Die Aktualität der Gewinnschätzung entscheidet über die Brauchbarkeit des KGV. Je frischer die Gewinnschätzungen, umso besser. Meistens haben die Gewinnprognosen für große Indexwerte eine ordentliche Qualität. Bei kleinen Unternehmen kann sich eine Aktie mit einem niedrigen KGV als lahme Ente entpuppen.
Die Marktphasen entscheiden, inwieweit Anleger hohe KGVs bezahlen wollen. Die Bewertung kann je nach Ländern, Jahren und Branchen stark schwanken. Daher lässt sich nicht generell sagen, ab welchem KGV eine Aktie niedrig oder hoch bewertet ist.

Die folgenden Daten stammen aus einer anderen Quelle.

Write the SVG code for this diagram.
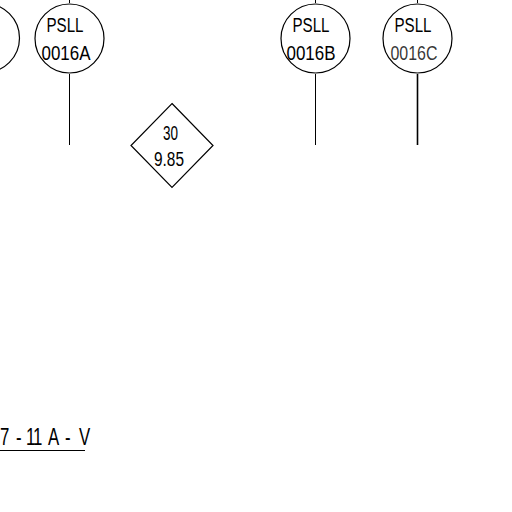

Mischkonzerne werden meistens niedriger bewertet als Unternehmen, die sich auf eine Branche fokussieren. Unternehmen mit einstelligen Wachstumsraten genießen an der Börse meistens nur eine niedrige Bewertung. Schnell wachsende Technologie- oder Internetunternehmen erfreuen sich oft einer hohen Bewertung.
Bei Wachstumsaktien mit einem hohen KGV sollte man darauf achten, ob die Marktverfassung an der Börse bereits überhitzt ist. Es empfiehlt sich nicht, das KGV von Aktien unterschiedlicher Branchen zu vergleichen, sonst vergleicht man nur Äpfel mit Birnen. Zudem können sich die KGVs je nach Branche stark unterscheiden.
Bessere Hinweise liefert der Vergleich der KGVs von Aktien aus der gleichen Branche. Branchenspezifische Faktoren beeinflussen, inwieweit die Börsianer bereit sind, höhere KGV für bestimmte Aktien hinzunehmen. Am besten errechnet man ein durchschnittliches KGV für den Sektor. Die Aktie ist überbewertet, wenn dessen KGV über den Branchendurchschnitt liegt. Im umgekehrten Fall liegt eine Unterbewertung vor.
Weitere Anhaltspunkte liefert der Vergleich der KGVs eines bestimmten Sektors mit dem des Gesamtmarkts.
Schließlich lohnt auch der Vergleich des KGVs eines Papiers mit dessen historischen KGV, um das faire Preisniveau herauszufinden. Dazu errechnet man nach der Theorie der Mean Reversion den Durchschnitt des KGV über mehrere Jahre. Lag das KGV des DAX bei etwa 15, so markierte es in der Phase des Internetbooms die 30. In 2003 und 2009, als die Aktien am Boden lagen, betrug es gerade mal 8.
Eine weitere Analysemöglichkeit bietet das 10-Jahres-KGV nach dem US-Nobelpreisträger Robert J. Shiller. Es beruht auf dem inflationsbereinigten mittleren Gewinn der vergangenen zehn Jahre beruht und eignet sich besonders gut zur Erkennung von Spekulationsblasen. Schließlich eliminiert das 10-Jahres-KGV zeitweilige Gewinnschwankungen und vergleicht den aktuellen Kurs mit langfristigen Gewinntrends.